Editorial: The June 7 primary is a critical election for Los Angeles. We can help
All elections matter, but some matter more — and the June 7 primary is such a moment in Los Angeles and California. The results on election day could bring a significant shift in the political landscape.
Recent surveys suggest voters are pessimistic about the future. High housing prices and the homelessness crisis remain top concerns. Spiking gas prices, inflation and rising crime rates are adding to people’s frustrations. The existential threat of climate change, the trauma of the COVID-19 pandemic, the racial reckoning after the George Floyd murder and the angst of the last two years are feeding a sense of discontent and an urgency for change.
We’re already seeing this play out on the ballot. California is so blue that many statewide and L.A. races are often between a Democrat and a slightly more or less liberal Democrat. But in key races this spring, there are very different ideologies and visions on the ballot. And voters will have real choices — and those choices will have real impacts and consequences.
Three statewide races this year will test Democrats’ hegemony and the relevance of California’s open primary.
To help voters choose wisely, the Times editorial page will begin publishing its endorsements this week and they will continue over the coming weeks. June 7 is known as election day, but it’s more proper to call it the last day of voting in the primary. Election reforms expedited by the pandemic mean that Californians now have nearly a month to vote. Every registered voter will be mailed a ballot in early May, giving people ample time to read up on the candidates, tune in to a forum, consider endorsements, including ours, and make a decision.
The editorial board endorses selectively, choosing the most consequential races in which to make recommendations. For the June 7 primary, we are endorsing in all the city, county and Los Angeles Unified School District races and in some legislative, congressional and statewide races — and of course the judicial races, which are often the most confounding part of the ballot because the candidates are unfamiliar to voters. We may endorse in additional races for the November general election.
Gov. Gavin Newsom is up for reelection but his big challenge came during last year’s recall election. Having easily fended off the opposition in September, he faces little-known challengers in June. The competitive statewide races to watch are down ballot — the controller (the watchdog of state government), the insurance commissioner and the attorney general, which has become a referendum on criminal justice reform.
This is a critical election in Los Angeles. With Mayor Eric Garcetti termed out, city voters will choose a new chief executive for the first time in nearly a decade, along with a new city attorney and city controller. Half the City Council seats are also up for a vote.
Sure, crime and homelessness are vital topics.
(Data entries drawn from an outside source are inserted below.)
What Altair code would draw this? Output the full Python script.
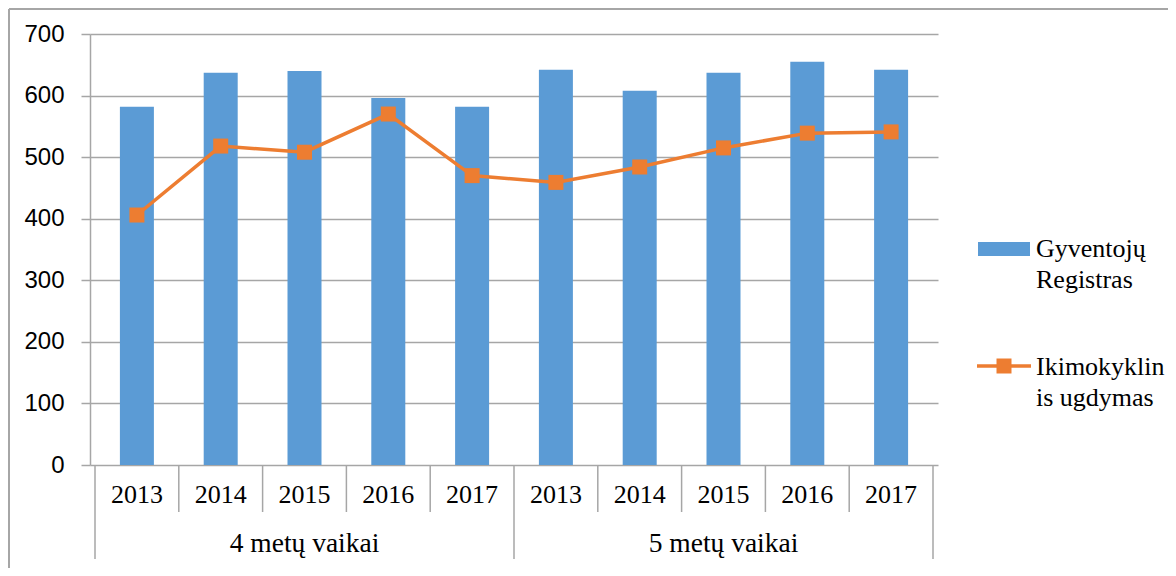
import altair as alt
import pandas as pd

# ---- data ----
groups = ["4 metų vaikai"] * 5 + ["5 metų vaikai"] * 5
years = ["2013", "2014", "2015", "2016", "2017"] * 2
registras = [582, 637, 640, 596, 582, 642, 608, 637, 655, 642]
ugdymas = [406, 518, 508, 570, 470, 459, 484, 515, 539, 541]
group_names = ["4 metų vaikai", "5 metų vaikai"]
series_names = ["Gyventojų\nRegistras", "Ikimokyklin\nis ugdymas"]
y_ticks = [0, 100, 200, 300, 400, 500, 600, 700]

BAR = "#5b9bd5"
LINE = "#ed7d31"
GRID = "#a6a6a6"
SERIF = "Liberation Serif"

W, H = 848, 431

df = pd.DataFrame({
    "pos": [i + 0.5 for i in range(len(years))],
    "year": years,
    "group": groups,
    "reg": registras,
    "ugd": ugdymas,
})
n = len(years)
per_group = n // len(group_names)
df_small = pd.DataFrame({"b": [i for i in range(1, n) if i % per_group != 0]})
df_big = pd.DataFrame({"b": [i for i in range(0, n + 1) if i % per_group == 0]})
df_grp = pd.DataFrame({"g": group_names,
                       "c": [k * per_group + per_group / 2 for k in range(len(group_names))]})
df_leg = pd.DataFrame({"label": series_names})

xs = alt.Scale(domain=[0, n], nice=False, zero=False)
ys = alt.Scale(domain=[0, 700], nice=False)
yaxis = alt.Axis(values=y_ticks, grid=True, gridColor=GRID, gridWidth=1.5,
                 domainColor=GRID, domainWidth=1.5, tickColor=GRID, tickSize=9,
                 tickWidth=1.5, labelFont="Liberation Sans", labelFontSize=24,
                 labelColor="black", labelPadding=17, title=None)

base = alt.Chart(df)

bars = base.mark_bar(size=34, color=BAR).encode(
    x=alt.X("pos:Q", scale=xs, axis=None),
    y=alt.Y("reg:Q", scale=ys, axis=yaxis),
)
line = base.mark_line(color=LINE, strokeWidth=3.5).encode(
    x=alt.X("pos:Q", scale=xs, axis=None),
    y=alt.Y("ugd:Q", scale=ys, axis=yaxis),
)
pts = base.mark_square(size=225, color=LINE, opacity=1).encode(
    x=alt.X("pos:Q", scale=xs, axis=None),
    y=alt.Y("ugd:Q", scale=ys, axis=yaxis),
)

small_div = alt.Chart(df_small).mark_rule(color=GRID, strokeWidth=1.5).encode(
    x=alt.X("b:Q", scale=xs, axis=None), y=alt.value(H), y2=alt.value(H + 47))
big_div = alt.Chart(df_big).mark_rule(color=GRID, strokeWidth=1.5).encode(
    x=alt.X("b:Q", scale=xs, axis=None), y=alt.value(H), y2=alt.value(H + 94))

year_lbl = base.mark_text(font=SERIF, fontSize=26, baseline="middle", color="black").encode(
    x=alt.X("pos:Q", scale=xs, axis=None), y=alt.value(H + 30), text="year:N")
grp_lbl = alt.Chart(df_grp).mark_text(font=SERIF, fontSize=27.5, baseline="middle", color="black").encode(
    x=alt.X("c:Q", scale=xs, axis=None), y=alt.value(H + 79), text="g:N")

# chart frame (top and left edges visible in the reference)
frame_top = alt.Chart(df_leg.head(1)).mark_rule(color=GRID, strokeWidth=2).encode(
    x=alt.value(-81), x2=alt.value(W + 300), y=alt.value(-25))
frame_left = alt.Chart(df_leg.head(1)).mark_rule(color=GRID, strokeWidth=2).encode(
    x=alt.value(-81), y=alt.value(-25), y2=alt.value(H + 200))

# legend
leg_rect = alt.Chart(df_leg.head(1)).mark_rect(color=BAR).encode(
    x=alt.value(888), x2=alt.value(940), y=alt.value(208), y2=alt.value(222))
leg_line = alt.Chart(df_leg.tail(1)).mark_rule(color=LINE, strokeWidth=3.5).encode(
    x=alt.value(887), x2=alt.value(941), y=alt.value(332))
leg_sq = alt.Chart(df_leg.tail(1)).mark_square(color=LINE, size=225, opacity=1).encode(
    x=alt.value(914), y=alt.value(332))
leg_t1 = alt.Chart(df_leg.head(1)).mark_text(
    font=SERIF, fontSize=26, align="left", baseline="alphabetic",
    lineBreak="\n", lineHeight=31, color="black").encode(
    x=alt.value(946), y=alt.value(223), text="label:N")
leg_t2 = alt.Chart(df_leg.tail(1)).mark_text(
    font=SERIF, fontSize=26, align="left", baseline="alphabetic",
    lineBreak="\n", lineHeight=31, color="black").encode(
    x=alt.value(946), y=alt.value(341), text="label:N")

chart = alt.layer(
    frame_top, frame_left, bars, line, pts, small_div, big_div, year_lbl, grp_lbl,
    leg_rect, leg_line, leg_sq, leg_t1, leg_t2,
).properties(
    width=W, height=H,
    autosize=alt.AutoSizeParams(type="none"),
    padding={"left": 82, "top": 26, "right": 230, "bottom": 103},
).configure_view(stroke=None)

chart.save("out.html", embed_options={"renderer": "svg", "actions": False})
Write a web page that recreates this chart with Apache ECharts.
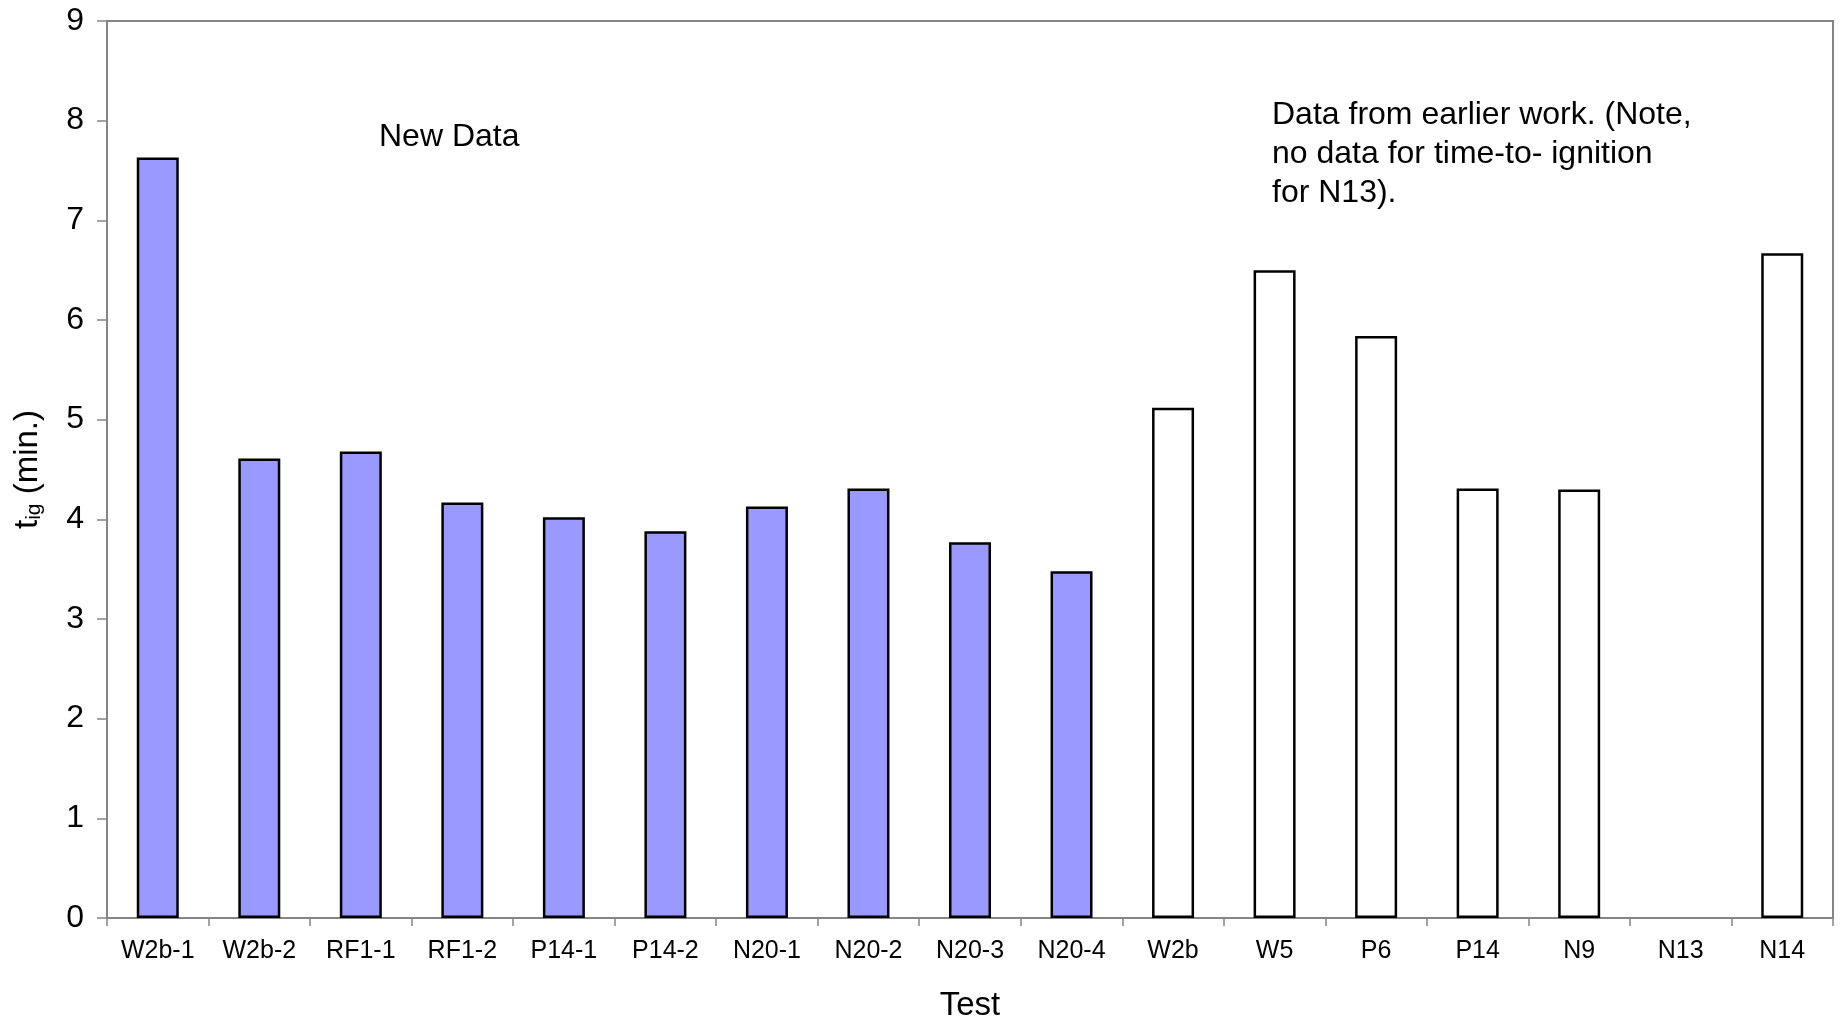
<!DOCTYPE html>
<html>
<head>
<meta charset="utf-8">
<script src="https://cdn.jsdelivr.net/npm/echarts@6/dist/echarts.min.js"></script>
<style>
html,body{margin:0;padding:0;background:#fff;}
#chart{width:1846px;height:1018px;}
</style>
</head>
<body>
<div id="chart"></div>
<script>
// Categories (tests)
var categories = ['W2b-1','W2b-2','RF1-1','RF1-2','P14-1','P14-2','N20-1','N20-2','N20-3','N20-4','W2b','W5','P6','P14','N9','N13','N14'];
// New data (filled bars), null where not applicable
var newData = [7.63, 4.61, 4.68, 4.17, 4.02, 3.88, 4.13, 4.31, 3.77, 3.48, null, null, null, null, null, null, null];
// Data from earlier work (open bars); N13 has no data
var earlierData = [null, null, null, null, null, null, null, null, null, null, 5.12, 6.50, 5.84, 4.31, 4.30, null, 6.67];
// Y axis ticks
var yMin = 0, yMax = 9, yStep = 1;

var FONT = '"Liberation Sans", Arial, sans-serif';
var chart = echarts.init(document.getElementById('chart'), null, {renderer: 'canvas'});
var option = {
  animation: false,
  backgroundColor: '#ffffff',
  textStyle: {fontFamily: FONT, color: '#000'},
  grid: {left: 107, right: 13, top: 21, bottom: 100, show: true, borderColor: '#858585', borderWidth: 2, containLabel: false, outerBoundsMode: 'none'},
  xAxis: {
    type: 'category',
    data: categories,
    boundaryGap: true,
    axisLine: {lineStyle: {color: '#858585', width: 2}},
    axisTick: {show: true, length: 8, lineStyle: {color: '#858585', width: 1.5}},
    axisLabel: {color: '#000', fontSize: 25, fontFamily: FONT, margin: 21, interval: 0},
    name: 'Test',
    nameLocation: 'middle',
    nameGap: 71,
    nameTextStyle: {color: '#000', fontSize: 33, fontFamily: FONT}
  },
  yAxis: {
    type: 'value',
    min: yMin, max: yMax, interval: yStep,
    splitLine: {show: false},
    axisLine: {show: true, lineStyle: {color: '#858585', width: 2}},
    axisTick: {show: true, length: 10, lineStyle: {color: '#858585', width: 1.5}},
    axisLabel: {color: '#000', fontSize: 32, fontFamily: FONT, margin: 23},
    name: '{a|t}{s|ig}{a| (min.)}',
    nameLocation: 'middle',
    nameRotate: 90,
    nameGap: 62,
    nameTextStyle: {
      color: '#000', fontFamily: FONT, fontSize: 33,
      rich: {
        a: {fontSize: 33, fontFamily: FONT, color: '#000', lineHeight: 35},
        s: {fontSize: 21, fontFamily: FONT, color: '#000', lineHeight: 12, verticalAlign: 'bottom'}
      }
    }
  },
  series: [
    {
      name: 'New Data',
      type: 'bar',
      data: newData,
      barWidth: 42,
      barGap: '-100%',
      itemStyle: {color: '#9999FF', borderColor: '#000', borderWidth: 2.5}
    },
    {
      name: 'Earlier work',
      type: 'bar',
      data: earlierData,
      barWidth: 42,
      barGap: '-100%',
      itemStyle: {color: '#ffffff', borderColor: '#000', borderWidth: 2.5}
    }
  ],
  graphic: [
    {type: 'text', left: 379, top: 121, style: {text: 'New Data', font: '32px ' + FONT, fill: '#000'}},
    {type: 'text', left: 1272, top: 96, style: {text: 'Data from earlier work. (Note,\nno data for time-to- ignition\nfor N13).', font: '32px ' + FONT, fill: '#000', lineHeight: 39}}
  ]
};
chart.setOption(option);
</script>
</body>
</html>
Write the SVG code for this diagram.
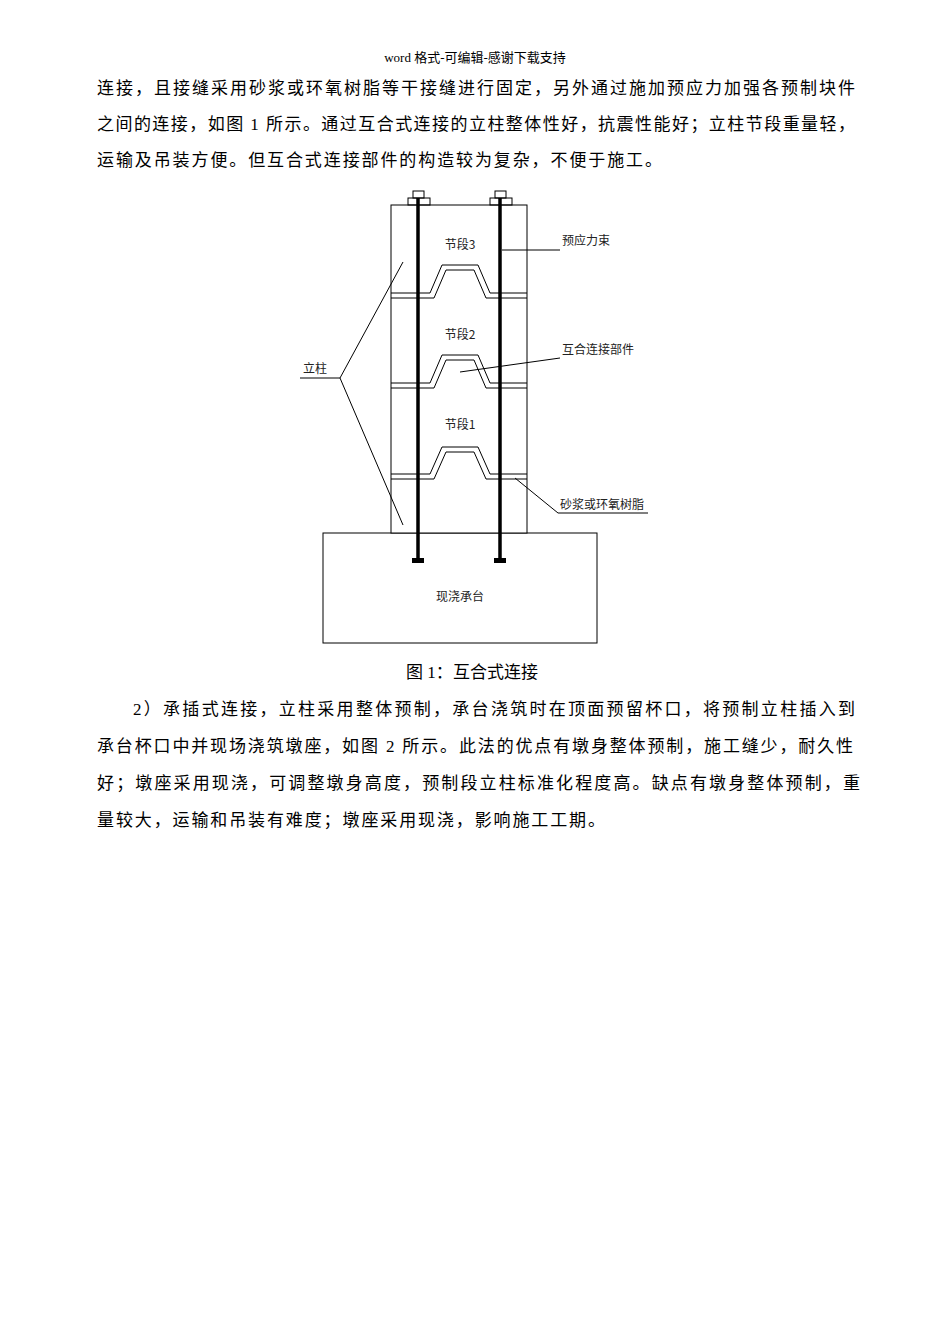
<svg xmlns="http://www.w3.org/2000/svg" width="950" height="1344" viewBox="0 0 950 1344">
<style>
.t{font-family:"Liberation Serif","Noto Sans CJK SC",serif;font-size:17px;fill:#000}
.s{font-family:"Noto Sans CJK SC",sans-serif;font-size:12px;fill:#222}
.l{fill:none;stroke:#000;stroke-width:1}
.r{stroke:#000;stroke-width:3.5}
</style>
<rect width="950" height="1344" fill="#fff"/>
<text x="475" y="62" text-anchor="middle" class="t" style="font-size:13px">word 格式-可编辑-感谢下载支持</text>
<text x="97" y="94" class="t" textLength="758" lengthAdjust="spacing">连接，且接缝采用砂浆或环氧树脂等干接缝进行固定，另外通过施加预应力加强各预制块件</text>
<text x="97" y="130" class="t" textLength="758" lengthAdjust="spacing">之间的连接，如图 1 所示。通过互合式连接的立柱整体性好，抗震性能好；立柱节段重量轻，</text>
<text x="97" y="166" class="t" textLength="565" lengthAdjust="spacing">运输及吊装方便。但互合式连接部件的构造较为复杂，不便于施工。</text>
<g id="base"><rect x="323" y="533" width="274" height="110" class="l"/></g>
<g id="column">
<rect x="391" y="205" width="136" height="328" fill="#fff" stroke="#000"/>
<path class="l" d="M391,293 H430 L442,265 H478 L490,293 H527 M391,298 H434 L446,270 H474 L486,298 H527"/>
<path class="l" d="M391,383 H430 L442,355 H478 L490,383 H527 M391,388 H434 L446,360 H474 L486,388 H527"/>
<path class="l" d="M391,474 H430 L442,447 H478 L490,474 H527 M391,479 H434 L446,452 H474 L486,479 H527"/>
</g>
<g id="bolts">
<line x1="418" y1="198" x2="418" y2="560" class="r"/>
<line x1="500" y1="198" x2="500" y2="560" class="r"/>
<rect x="413" y="191" width="11" height="7" class="l"/><rect x="408" y="198" width="22" height="7" class="l"/>
<rect x="495" y="191" width="11" height="7" class="l"/><rect x="490" y="198" width="22" height="7" class="l"/>
<rect x="412" y="558" width="12" height="5"/><rect x="494" y="558" width="12" height="5"/>
</g>
<g id="labels">
<text x="460" y="249" text-anchor="middle" class="s">节段3</text>
<text x="460" y="339" text-anchor="middle" class="s">节段2</text>
<text x="460" y="429" text-anchor="middle" class="s">节段1</text>
<text x="460" y="601" text-anchor="middle" class="s">现浇承台</text>
<text x="562" y="245" class="s">预应力束</text>
<text x="562" y="354" class="s">互合连接部件</text>
<text x="560" y="509" class="s">砂浆或环氧树脂</text>
<text x="303" y="373" class="s">立柱</text>
</g>
<g id="connectors" class="l">
<path d="M502,250 H560"/>
<path d="M460,372 L560,358"/>
<path d="M515,478 L558,513 H648"/>
<path d="M300,378 H340 L403,262 M340,378 L403,525"/>
</g>
<text x="406" y="678" class="t" textLength="132" lengthAdjust="spacing">图 1：互合式连接</text>
<text x="133" y="715" class="t" textLength="722" lengthAdjust="spacing">2）承插式连接，立柱采用整体预制，承台浇筑时在顶面预留杯口，将预制立柱插入到</text>
<text x="97" y="752" class="t" textLength="756" lengthAdjust="spacing">承台杯口中并现场浇筑墩座，如图 2 所示。此法的优点有墩身整体预制，施工缝少，耐久性</text>
<text x="97" y="789" class="t" textLength="763" lengthAdjust="spacing">好；墩座采用现浇，可调整墩身高度，预制段立柱标准化程度高。缺点有墩身整体预制，重</text>
<text x="97" y="826" class="t" textLength="508" lengthAdjust="spacing">量较大，运输和吊装有难度；墩座采用现浇，影响施工工期。</text>
</svg>
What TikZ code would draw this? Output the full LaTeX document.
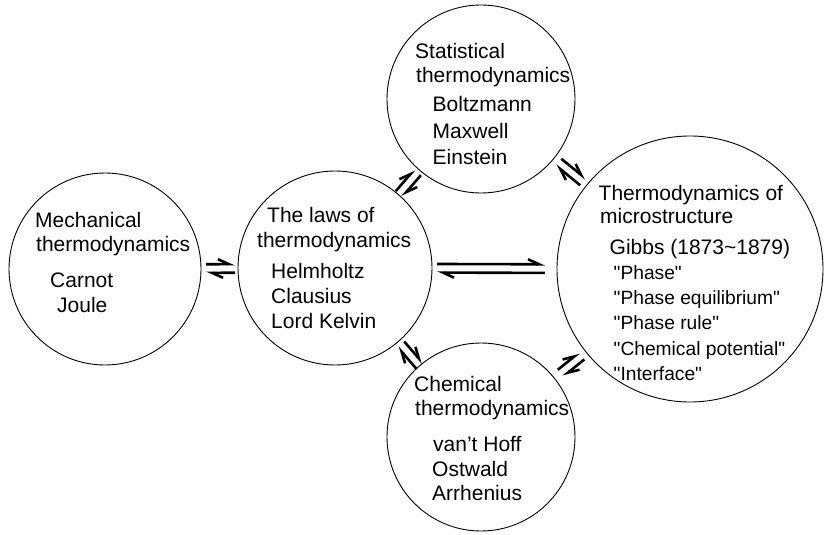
\documentclass[tikz,border=0pt]{standalone}
\usepackage{fontspec}
\setmainfont{Liberation Sans}
\usetikzlibrary{arrows.meta,calc}
\newcommand{\eqpair}[4]{%
  \draw[eqa,shorten <=#3,shorten >=#4] ($(#1)!4.3pt!90:(#2)$) -- ($(#2)!4.3pt!-90:(#1)$);
  \draw[eqa,shorten <=#4,shorten >=#3] ($(#2)!4.3pt!90:(#1)$) -- ($(#1)!4.3pt!-90:(#2)$);}
\newcommand{\qt}[1]{\textquotedbl#1\textquotedbl}
\begin{document}
\begin{tikzpicture}[x=1pt,y=-1pt,
  bub/.style={circle,draw,line width=0.9pt,inner sep=0pt},
  lbl/.style={anchor=base west,inner sep=0pt,font=\fontsize{21}{25}\selectfont},
  sml/.style={lbl,font=\fontsize{19.2}{23}\selectfont},
  eqa/.style={line width=2.6pt,-{Straight Barb[harpoon,length=11pt,width=10pt]}}]
\useasboundingbox (0,0) rectangle (825,535);
% circles
\node[bub,minimum size=192pt] (c1) at (105,269) {};
\node[bub,minimum size=194pt] (c2) at (335,268) {};
\node[bub,minimum size=188pt] (c3) at (481,99) {};
\node[bub,minimum size=188pt] (c4) at (481,437) {};
\node[bub,minimum size=266pt] (c5) at (690,269) {};
% texts circle 1
\node[lbl] (t1a) at (35,227.5) {Mechanical};
\node[lbl] (t1b) at (36,251.5) {thermodynamics};
\node[lbl] (t1c) at (50,287) {Carnot};
\node[lbl] (t1d) at (57,312) {Joule};
% circle 2
\node[lbl] (t2a) at (267,222.5) {The laws of};
\node[lbl] (t2b) at (257,247) {thermodynamics};
\node[lbl] (t2c) at (271,278) {Helmholtz};
\node[lbl] (t2d) at (271,303) {Clausius};
\node[lbl] (t2e) at (271,328) {Lord Kelvin};
% circle 3
\node[lbl] (t3a) at (415,58.5) {Statistical};
\node[lbl] (t3b) at (416,82.5) {thermodynamics};
\node[lbl] (t3c) at (432.5,111.5) {Boltzmann};
\node[lbl] (t3d) at (432.5,138) {Maxwell};
\node[lbl] (t3e) at (432.5,164.5) {Einstein};
% circle 4
\node[lbl] (t4a) at (414,391) {Chemical};
\node[lbl] (t4b) at (415,415) {thermodynamics};
\node[lbl] (t4c) at (433,451) {van’t Hoff};
\node[lbl] (t4d) at (432,476) {Ostwald};
\node[lbl] (t4e) at (432,500) {Arrhenius};
% circle 5
\node[lbl] (t5a) at (598.5,200.5) {Thermodynamics of};
\node[lbl] (t5b) at (600,223.5) {microstructure};
\node[lbl] (t5c) at (609.5,254) {Gibbs (1873\textasciitilde 1879)};
\node[sml] (t5d) at (613.5,279.5) {\qt{Phase}};
\node[sml] (t5e) at (613.5,304.5) {\qt{Phase equilibrium}};
\node[sml] (t5f) at (613.5,329.5) {\qt{Phase rule}};
\node[sml] (t5g) at (613.5,355) {\qt{Chemical potential}};
\node[sml] (t5h) at (613.5,380) {\qt{Interface}};
% equilibrium harpoons
\eqpair{c1}{c2}{101pt}{100pt}
\eqpair{c2}{c3}{98pt}{97pt}
\eqpair{c2}{c4}{101pt}{94pt}
\eqpair{c2}{c5}{102pt}{145pt}
\eqpair{c3}{c5}{100pt}{138pt}
\eqpair{c4}{c5}{102pt}{139pt}
\end{tikzpicture}
\end{document}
But what are L.A.’s mayoral candidates going to do to help our schoolchildren?
This is the second municipal ballot since the city moved its elections from odd-numbered to even-numbered years to coincide with presidential and gubernatorial elections. Under the old schedule, mayor’s races were sometimes sleepy affairs; fewer than 1 in 4 registered Los Angeles voters bothered to cast a ballot in the 2013 race when Garcetti was first elected. Now, with the combination of consolidated election dates and universal mail-in ballots, it’s quite possible this year could be the highest turnout mayoral election in decades. And City Council incumbents, who often have easy reelections, are facing serious challengers hoping to take advantage of the larger, more diverse electorate.
For the last month and a half, the Times editorial board has been interviewing candidates and doing research and reporting to inform our recommendations. What do we look for in a candidate? We want to support individuals who have a record of success and have proved they can reach consensus and solve problems. They must offer more than platitudes and simplistic statements and demonstrate they understand and are ready for the complexities of governing.
We also look for candidates who recognize and want to address the inequities that continue to plague our communities and institutions in California. Systemic racism, poverty, income inequality, the opportunity gap — these are deeply rooted problems that our political leaders have to confront.
Our goal is to give you recommendations based on strong arguments and analyses, along with additional Opinion coverage of the election. We welcome your thoughts and feedback. Look for Times endorsements in the newspaper and online.